I absolutely adore the movie adaptation of ‘Bridge to Terabithia’, however it wasn’t until recently that I thought about reading the book. There is obviously something special about this book; it has been nearly 40 years since it was first published and it still holds a very special place in the hearts of many. Having seen the film going in to the book, I of course knew what happens, and I do wonder if that affected my emotional reaction to it, but still, I found this short book to be an immense emotional rollercoaster, and I can see why this story touches so many people.
*MAJOR SPOILERS THROUGHOUT*
- This book is written beautifully. Although the dialogue feels a bit too American for me to truly connect with (maybe it’s a British thing!), the conversations all feel so genuine, and the prose is an absolute delight.
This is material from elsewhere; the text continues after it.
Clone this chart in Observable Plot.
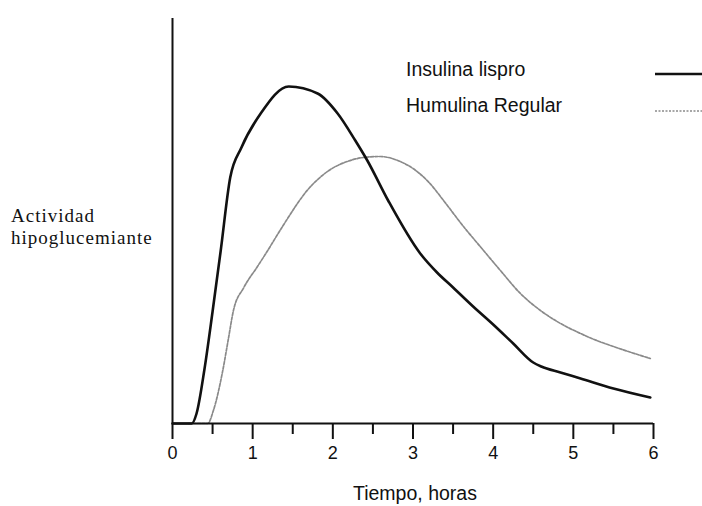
<!DOCTYPE html>
<html>
<head>
<meta charset="utf-8">
<script src="https://cdn.jsdelivr.net/npm/d3@7"></script>
<script src="https://cdn.jsdelivr.net/npm/@observablehq/plot@0.6"></script>
<style>
  html, body { margin: 0; padding: 0; background: #fff; }
  #wrap { position: relative; width: 702px; height: 506px; overflow: hidden; }
  .lbl { position: absolute; white-space: nowrap; color: #111; line-height: 1; }
  .sans { font-family: "Liberation Sans", Arial, sans-serif; }
  .serif { font-family: "Liberation Serif", "DejaVu Serif", serif; }
</style>
</head>
<body>
<div id="wrap"></div>
<script>
// ---- data ----
const tiempoLispro = [0, 0.24, 0.3, 0.4, 0.5, 0.6, 0.72, 0.86, 1.10, 1.45, 1.81, 2.06, 2.28, 2.43, 2.69, 3.09, 3.3, 3.5, 3.75, 4.0, 4.25, 4.5, 4.6, 4.84, 5.09, 5.5, 5.96];
const actividadLispro = [0, 0, 10, 55, 112, 172, 246, 276, 310, 337, 330, 310, 283, 263, 223, 170, 151, 136, 117, 99, 80, 61, 57, 51, 45, 35, 26];
const tiempoHumulina = [0.2, 0.44, 0.51, 0.62, 0.70, 0.76, 0.89, 1.06, 1.18, 1.38, 1.69, 1.97, 2.18, 2.38, 2.59, 2.81, 3.0, 3.2, 3.4, 3.6, 3.88, 4.09, 4.34, 4.59, 4.84, 5.09, 5.26, 5.5, 5.96];
const actividadHumulina = [0, 0, 13, 50, 86, 113, 136, 157, 172, 198, 234, 254, 262, 266, 267, 263, 255, 241, 221, 200, 173, 153, 130, 113, 100, 90, 84, 77, 65];
const ticksEnteros = [0, 1, 2, 3, 4, 5, 6];
const ticksMedios = [0.5, 1.5, 2.5, 3.5, 4.5, 5.5];
const series = ["Insulina lispro", "Humulina Regular"];
const etiquetaX = "Tiempo, horas";
const etiquetaY = ["Actividad", "hipoglucemiante"];

const lispro = tiempoLispro.map((t, i) => ({t, a: actividadLispro[i]}));
const humulina = tiempoHumulina.map((t, i) => ({t, a: actividadHumulina[i]}));

const chart = Plot.plot({
  width: 702,
  height: 506,
  marginLeft: 172,
  marginRight: 49,
  marginTop: 18,
  marginBottom: 83,
  x: {domain: [0, 6]},
  y: {domain: [0, 405], axis: null},
  style: {fontFamily: "Liberation Sans, Arial, sans-serif", fontSize: "18px", color: "#111"},
  marks: [
    Plot.axisX({ticks: ticksEnteros, tickSize: 16, tickPadding: 7, tickFormat: d => String(d), label: null, strokeWidth: 2, fontSize: 18}),
    Plot.axisX({ticks: ticksMedios, tickSize: 11, tickFormat: () => "", label: null, strokeWidth: 2}),
    Plot.line(humulina, {x: "t", y: "a", stroke: "#8a8a8a", strokeWidth: 1.7, strokeDasharray: "3,1.5", curve: "monotone-x"}),
    Plot.line(lispro, {x: "t", y: "a", stroke: "#111", strokeWidth: 2.6, curve: "monotone-x"}),
    Plot.ruleY([0], {stroke: "#111", strokeWidth: 2}),
    Plot.ruleX([0], {stroke: "#111", strokeWidth: 2})
  ]
});
const wrap = document.getElementById("wrap");
wrap.appendChild(chart);

function addLabel(text, cls, left, top, size, extra) {
  const d = document.createElement("div");
  d.className = "lbl " + cls;
  d.textContent = text;
  d.style.left = left + "px";
  d.style.top = top + "px";
  d.style.fontSize = size + "px";
  if (extra) Object.assign(d.style, extra);
  wrap.appendChild(d);
  return d;
}
// legend
addLabel(series[0], "sans", 406, 60, 19.5);
addLabel(series[1], "sans", 406, 96, 19.5);
const ns = "http://www.w3.org/2000/svg";
const leg = document.createElementNS(ns, "svg");
leg.setAttribute("width", 702); leg.setAttribute("height", 506);
leg.style.position = "absolute"; leg.style.left = "0"; leg.style.top = "0"; leg.style.pointerEvents = "none";
const l1 = document.createElementNS(ns, "line");
l1.setAttribute("x1", 655); l1.setAttribute("x2", 702); l1.setAttribute("y1", 74); l1.setAttribute("y2", 74);
l1.setAttribute("stroke", "#111"); l1.setAttribute("stroke-width", 2.4);
const l2 = document.createElementNS(ns, "line");
l2.setAttribute("x1", 655); l2.setAttribute("x2", 702); l2.setAttribute("y1", 111); l2.setAttribute("y2", 111);
l2.setAttribute("stroke", "#8a8a8a"); l2.setAttribute("stroke-width", 1.4); l2.setAttribute("stroke-dasharray", "2,1.5");
leg.appendChild(l1); leg.appendChild(l2);
wrap.appendChild(leg);
// axis titles
addLabel(etiquetaX, "sans", 353, 484, 19.5);
addLabel(etiquetaY[0], "serif", 11, 206, 19, {letterSpacing: "1px"});
addLabel(etiquetaY[1], "serif", 11, 228, 19, {letterSpacing: "1px"});
</script>
</body>
</html>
- There are moments of major foreshadowing, such as when May Belle talks to Leslie about what would happen should Leslie die. Maybe I noticed these more because of my age and because I know the end of the story, but these moments of foreshadowing do not ruin the climax – in fact, they have the opposite effect. They make your heart sink and your emotions go into overdrive and build the tension to a high, and I liked that feeling.
- The friendship between Jess and Leslie just feels perfect. It’s the kind of friendship everyone wishes they had aged ten, and the way that Jess craves aspects of Leslie’s life and Leslie craves aspects of Jess’s is very true to life.
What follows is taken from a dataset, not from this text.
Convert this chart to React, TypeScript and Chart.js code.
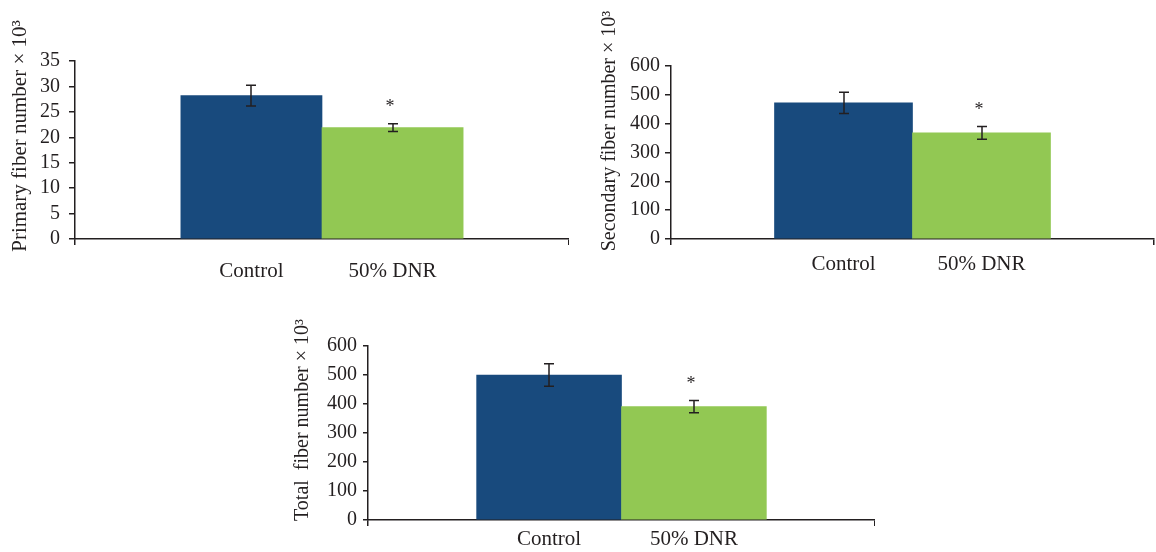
import React, { useEffect, useRef } from "react";
import { Chart, registerables } from "chart.js";

Chart.register(...registerables);

// ---- data ----
const categories = ["Control", "50% DNR"];
const barColors = ["#184A7D", "#92C853"];
const significance = ["", "*"];

const primaryValues = [28.2, 21.9];
const primaryErrors = [2.05, 0.75];
const primaryTitle = "Primary fiber number × 10³";
const primaryMax = 35;
const primaryStep = 5;

const secondaryValues = [472, 368];
const secondaryErrors = [37, 22];
const secondaryTitle = "Secondary fiber number × 10³";
const secondaryMax = 600;
const secondaryStep = 100;

const totalValues = [500, 391];
const totalErrors = [39, 21];
const totalTitle = "Total  fiber number × 10³";
const totalMax = 600;
const totalStep = 100;

const TEXT = "#231F20";
const FONT = "'Liberation Serif', 'Times New Roman', serif";

const annotate = {
  id: "annotate",
  afterDatasetsDraw(chart: any, _args: any, opts: any) {
    const { ctx } = chart;
    const meta = chart.getDatasetMeta(0);
    const y = chart.scales.y;
    ctx.save();
    ctx.strokeStyle = TEXT;
    ctx.fillStyle = TEXT;
    ctx.lineWidth = 1.5;
    meta.data.forEach((bar: any, i: number) => {
      const v = opts.values[i];
      const e = opts.errors[i];
      const x = Math.round(bar.x);
      const yt = y.getPixelForValue(v + e);
      const yb = y.getPixelForValue(v - e);
      ctx.beginPath();
      ctx.moveTo(x, yt);
      ctx.lineTo(x, yb);
      ctx.moveTo(x - 5, yt);
      ctx.lineTo(x + 5, yt);
      ctx.moveTo(x - 5, yb);
      ctx.lineTo(x + 5, yb);
      ctx.stroke();
      if (opts.marks[i]) {
        ctx.font = `18px ${FONT}`;
        ctx.textAlign = "center";
        ctx.textBaseline = "alphabetic";
        ctx.fillText(opts.marks[i], x - 3, yt - 20 + 8);
      }
    });
    ctx.translate(opts.titleX, opts.titleY);
    ctx.rotate(-Math.PI / 2);
    ctx.font = `${opts.titleSize}px ${FONT}`;
    ctx.textAlign = "center";
    ctx.textBaseline = "middle";
    ctx.fillText(opts.title, 0, 0);
    ctx.restore();
  },
};

type PanelProps = {
  left: number;
  top: number;
  width: number;
  height: number;
  padTop: number;
  padRight: number;
  xAxisHeight: number;
  values: number[];
  errors: number[];
  title: string;
  titleX: number;
  titleY: number;
  titleSize: number;
  yMax: number;
  yStep: number;
  yTickLen: number;
  yTickPad: number;
  labelPad: number;
};

const X_MIN = -0.75;
const X_MAX = 2.75;

function BarPanel(p: PanelProps) {
  const ref = useRef<HTMLCanvasElement>(null);
  useEffect(() => {
    const chart = new Chart(ref.current as HTMLCanvasElement, {
      type: "bar",
      data: {
        datasets: [
          {
            data: p.values.map((v, i) => ({ x: i + 0.5, y: v })) as any,
            backgroundColor: barColors,
            borderWidth: 0,
            barPercentage: 1,
            categoryPercentage: 1,
          },
        ],
      },
      options: {
        animation: false,
        responsive: false,
        maintainAspectRatio: false,
        layout: { padding: { top: p.padTop, right: p.padRight, left: 0, bottom: 0 } },
        plugins: {
          legend: { display: false },
          tooltip: { enabled: false },
          annotate: {
            values: p.values,
            errors: p.errors,
            marks: significance,
            title: p.title,
            titleX: p.titleX,
            titleY: p.titleY,
            titleSize: p.titleSize,
          },
        } as any,
        scales: {
          x: {
            type: "linear",
            offset: false,
            min: X_MIN,
            max: X_MAX,
            afterBuildTicks: (s: any) => {
              s.ticks = [X_MIN, ...categories.map((_, i) => i + 0.5), X_MAX].map((value) => ({ value }));
            },
            afterFit: (s: any) => {
              s.height = p.xAxisHeight;
              s.paddingLeft = 0;
              s.paddingRight = 0;
            },
            grid: {
              offset: false,
              drawOnChartArea: false,
              drawTicks: true,
              tickLength: 6,
              lineWidth: 1.5,
              color: (c: any) =>
                c.tick && (c.tick.value === X_MIN || c.tick.value === X_MAX) ? TEXT : "rgba(0,0,0,0)",
            },
            border: { color: TEXT, width: 1.5 },
            ticks: {
              autoSkip: false,
              maxRotation: 0,
              padding: p.labelPad,
              color: TEXT,
              font: { family: FONT, size: 21 },
              callback: (v: any) => {
                const idx = Number(v) - 0.5;
                return categories[idx] ?? "";
              },
            },
          },
          y: {
            min: 0,
            max: p.yMax,
            afterFit: (s: any) => {
              s.width = 75;
            },
            grid: {
              drawOnChartArea: false,
              drawTicks: true,
              tickLength: p.yTickLen,
              lineWidth: 1.5,
              color: TEXT,
            },
            border: { color: TEXT, width: 1.5 },
            ticks: {
              autoSkip: false,
              stepSize: p.yStep,
              padding: p.yTickPad,
              color: TEXT,
              font: { family: FONT, size: 20 },
            },
          },
        } as any,
      },
      plugins: [annotate as any],
    });
    return () => chart.destroy();
  }, []);
  return (
    <div style={{ position: "absolute", left: p.left, top: p.top, width: p.width, height: p.height }}>
      <canvas ref={ref} width={p.width} height={p.height} style={{ display: "block" }} />
    </div>
  );
}

export default function App() {
  return (
    <div
      style={{
        position: "absolute",
        left: 0,
        top: 0,
        width: 1156,
        height: 552,
        background: "#ffffff",
        overflow: "hidden",
      }}
    >
      <BarPanel
        left={0}
        top={0}
        width={569}
        height={290}
        padTop={61}
        padRight={0}
        xAxisHeight={51}
        values={primaryValues}
        errors={primaryErrors}
        title={primaryTitle}
        titleX={20}
        titleY={136}
        titleSize={21}
        yMax={primaryMax}
        yStep={primaryStep}
        yTickLen={6}
        yTickPad={9}
        labelPad={14}
      />
      <BarPanel
        left={596}
        top={0}
        width={560}
        height={290}
        padTop={66}
        padRight={2}
        xAxisHeight={51}
        values={secondaryValues}
        errors={secondaryErrors}
        title={secondaryTitle}
        titleX={14}
        titleY={131}
        titleSize={20}
        yMax={secondaryMax}
        yStep={secondaryStep}
        yTickLen={6}
        yTickPad={5}
        labelPad={7}
      />
      <BarPanel
        left={293}
        top={280}
        width={582}
        height={272}
        padTop={66}
        padRight={0}
        xAxisHeight={32}
        values={totalValues}
        errors={totalErrors}
        title={totalTitle}
        titleX={10}
        titleY={140}
        titleSize={20}
        yMax={totalMax}
        yStep={totalStep}
        yTickLen={5}
        yTickPad={6}
        labelPad={1}
      />
    </div>
  );
}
- I could identify so much with both Leslie and especially Jess – I saw aspects of my ten-year-old self in both of them. I recognised Jess’s drive to be the best in a family where he is always overlooked, I saw Leslie’s determination to belong as a tomboy who neither fits with the girls or the boys, and most important of all, I identified with the want to build a fantasy world, an escape from the real one and a place to call home.
- Jess’s reaction to Leslie’s death was so raw. Going through the stages of mourning, through denial and anger to devastation, I could truly feel the emotion coming off the pages. The line that did it for me was ‘Look at me. I’m not crying’. In that moment, I saw so much of my own reaction to grief, and it has been a long time since I read a book that addressed that emotion in such a perfect way, especially a children’s book.
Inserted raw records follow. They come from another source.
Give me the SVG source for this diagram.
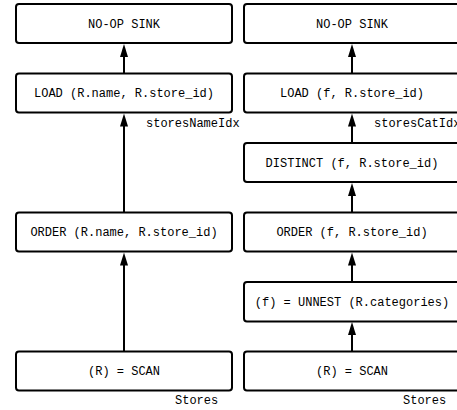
<svg xmlns="http://www.w3.org/2000/svg" width="457" height="410" viewBox="0 0 457 410">
  <style>
    .box { fill: #ffffff; stroke: #000000; stroke-width: 2; }
    .lbl { font-family: "Liberation Mono", "DejaVu Sans Mono", monospace; font-size: 12px; fill: #000000; text-anchor: middle; }
    .note { font-family: "Liberation Mono", "DejaVu Sans Mono", monospace; font-size: 12px; fill: #000000; }
    .edge { stroke: #000000; stroke-width: 2; fill: none; }
    .head { fill: #000000; stroke: none; }
  </style>
  <rect width="457" height="410" fill="#ffffff"/>

  <!-- connectors: each runs from the top of the child up to the parent -->
  <g id="connectors">
    <!-- left plan -->
    <line class="edge" x1="124" y1="73.5" x2="124" y2="55"/>
    <polygon class="head" points="124,44 120,57 128,57"/>
    <line class="edge" x1="124" y1="212.5" x2="124" y2="124"/>
    <polygon class="head" points="124,113.5 120,126.5 128,126.5"/>
    <line class="edge" x1="124" y1="351.5" x2="124" y2="263"/>
    <polygon class="head" points="124,252.5 120,265.5 128,265.5"/>
    <!-- right plan -->
    <line class="edge" x1="352" y1="73.5" x2="352" y2="55"/>
    <polygon class="head" points="352,44 348,57 356,57"/>
    <line class="edge" x1="352" y1="143" x2="352" y2="124"/>
    <polygon class="head" points="352,113.5 348,126.5 356,126.5"/>
    <line class="edge" x1="352" y1="212.5" x2="352" y2="194"/>
    <polygon class="head" points="352,183 348,196 356,196"/>
    <line class="edge" x1="352" y1="282" x2="352" y2="263"/>
    <polygon class="head" points="352,252.5 348,265.5 356,265.5"/>
    <line class="edge" x1="352" y1="351.5" x2="352" y2="333"/>
    <polygon class="head" points="352,322 348,335 356,335"/>
  </g>

  <!-- left plan: name index -->
  <g id="l-sink">
    <rect class="box" x="16" y="4" width="216" height="39" rx="3"/>
    <text class="lbl" x="124" y="27.5">NO-OP SINK</text>
  </g>
  <g id="l-load">
    <rect class="box" x="16" y="73.5" width="216" height="39" rx="3"/>
    <text class="lbl" x="124" y="97">LOAD (R.name, R.store_id)</text>
    <text class="note" x="146" y="127">storesNameIdx</text>
  </g>
  <g id="l-order">
    <rect class="box" x="16" y="212.5" width="216" height="39" rx="3"/>
    <text class="lbl" x="124" y="236">ORDER (R.name, R.store_id)</text>
  </g>
  <g id="l-scan">
    <rect class="box" x="16" y="351.5" width="216" height="39" rx="3"/>
    <text class="lbl" x="124" y="375">(R) = SCAN</text>
    <text class="note" x="175" y="404">Stores</text>
  </g>

  <!-- right plan: category index -->
  <g id="r-sink">
    <rect class="box" x="244" y="4" width="216" height="39" rx="3"/>
    <text class="lbl" x="352" y="27.5">NO-OP SINK</text>
  </g>
  <g id="r-load">
    <rect class="box" x="244" y="73.5" width="216" height="39" rx="3"/>
    <text class="lbl" x="352" y="97">LOAD (f, R.store_id)</text>
    <text class="note" x="374" y="127">storesCatIdx</text>
  </g>
  <g id="r-distinct">
    <rect class="box" x="244" y="143" width="216" height="39" rx="3"/>
    <text class="lbl" x="352" y="166.5">DISTINCT (f, R.store_id)</text>
  </g>
  <g id="r-order">
    <rect class="box" x="244" y="212.5" width="216" height="39" rx="3"/>
    <text class="lbl" x="352" y="236">ORDER (f, R.store_id)</text>
  </g>
  <g id="r-unnest">
    <rect class="box" x="244" y="282" width="216" height="39.5" rx="3"/>
    <text class="lbl" x="352" y="305.5">(f) = UNNEST (R.categories)</text>
  </g>
  <g id="r-scan">
    <rect class="box" x="244" y="351.5" width="216" height="39" rx="3"/>
    <text class="lbl" x="352" y="375">(R) = SCAN</text>
    <text class="note" x="403" y="404">Stores</text>
  </g>
</svg>
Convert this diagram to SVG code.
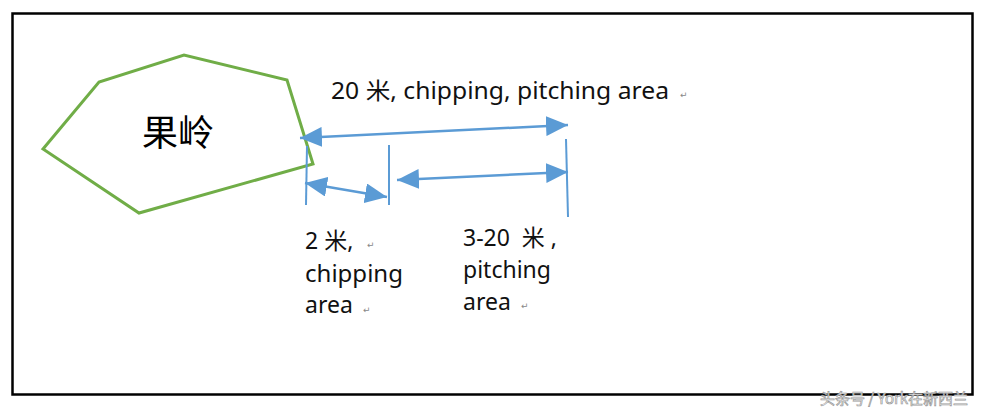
<svg xmlns="http://www.w3.org/2000/svg" width="984" height="411" viewBox="0 0 984 411">
<style>
.t{font-family:"Noto Sans","Liberation Sans","Noto Sans CJK SC",sans-serif;font-size:23px;fill:#111}
.r{font-family:"DejaVu Sans",sans-serif;font-size:9px;fill:#888}
.ln{stroke:#5B9BD5;stroke-width:2;fill:none}
.ar{stroke:#5B9BD5;stroke-width:2.5;fill:none;marker-start:url(#h);marker-end:url(#h)}
</style>
<defs>
<marker id="h" viewBox="0 0 22 20" refX="22" refY="10" markerWidth="22" markerHeight="20" markerUnits="userSpaceOnUse" orient="auto-start-reverse">
<path d="M0,0 L22,10 L0,20 Z" fill="#5B9BD5"/>
</marker>
</defs>
<rect x="0" y="0" width="984" height="411" fill="#fff"/>
<rect x="12.5" y="13.5" width="960" height="381" fill="none" stroke="#000" stroke-width="2.5"/>
<g id="green">
<polygon points="43,149 99,82 184,55 287,80 313,164 139,213" fill="none" stroke="#70AD47" stroke-width="3"/>
<text x="178" y="146" text-anchor="middle" font-family="'Noto Sans CJK SC',sans-serif" font-size="36" fill="#000">果岭</text>
</g>
<g id="connectors">
<line class="ln" x1="307" y1="146" x2="306" y2="205"/>
<line class="ln" x1="389" y1="145" x2="389" y2="205"/>
<line class="ln" x1="566" y1="139" x2="568" y2="217"/>
<line class="ar" x1="300" y1="138" x2="568" y2="125"/>
<line class="ar" x1="305" y1="183" x2="387" y2="197"/>
<line class="ar" x1="397" y1="180" x2="568" y2="172"/>
</g>
<g id="label-top">
<text class="t" x="331" y="99" textLength="338" lengthAdjust="spacingAndGlyphs">20 米, chipping, pitching area</text>
<text class="r" x="680" y="98">↵</text>
</g>
<g id="label-chipping">
<text class="t" x="305" y="249">2 米,</text><text class="r" x="367" y="248">↵</text>
<text class="t" x="305" y="282" textLength="98" lengthAdjust="spacingAndGlyphs">chipping</text>
<text class="t" x="305" y="313">area</text><text class="r" x="363" y="313">↵</text>
</g>
<g id="label-pitching">
<text class="t" x="463" y="246" xml:space="preserve">3-20  米 ,</text>
<text class="t" x="463" y="278">pitching</text>
<text class="t" x="463" y="310">area</text><text class="r" x="521" y="309">↵</text>
</g>
<text x="820" y="404" font-family="'Noto Sans CJK SC',sans-serif" font-size="15" fill="#fff" stroke="#999" stroke-width="0.7">头条号 / York在新西兰</text>
</svg>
- The ending works perfectly, and was actually the bit that got me closest to tears. The building of the bridge and the idea of passing the fantasy on to May Belle and eventually Joyce Ann felt like the best way to round off the novel.
- I DID NOT CRY. Perhaps it is because I knew that Leslie was going to die, but I somehow do not think that was the reason. I felt the emotion in the build-up, knowing what was to come from the foreshadowing, and I felt devastated for Jesse afterwards, but I did not get an emotional impact from Leslie’s death itself. I cried at the equivalent point in the film, which made me more ready to cry at Jess’s response, but as I did not get emotional reading about Leslie’s death, I somehow found it harder to get upset reading about the aftermath for Jess, which is probably the saddest part of the book. On this front, I think the film handled the emotion of Leslie’s death better than the book did.
- There are moments in which the age of the book comes across, and not in a good way. We get slightly unsavoury reminders of the flaws of ’70s society, such as ‘it’s an unusual hobby for a girl’, the fat-shaming of Janice and Brenda, the clear male-female divide, and the slightly bizarre relationship between Jess and Miss Edmunds. All of these moments are reflective of the time in which the book was written, but nonetheless make for a bit of uncomfortable reading now.
- While Terabithia is such a majestic concept, there were moments where, given that it is all in the children’s heads, reading about their exploits in Terabithia didn’t quite do it for me. Paterson blurs the lines between the tangible and the abstract well, and it all appeals to my childish creativity, but sometimes just reading of Jess and Leslie saying a prayer in a forest becomes more dull and less scope for imagination.
Would I recommend? – Definitely. However old you are, this book brings out the childhood memories and fantasies you may have long forgotten, before playing with your emotions, all to create a great coming-of-age story. Watch the 2007 film while you’re at it.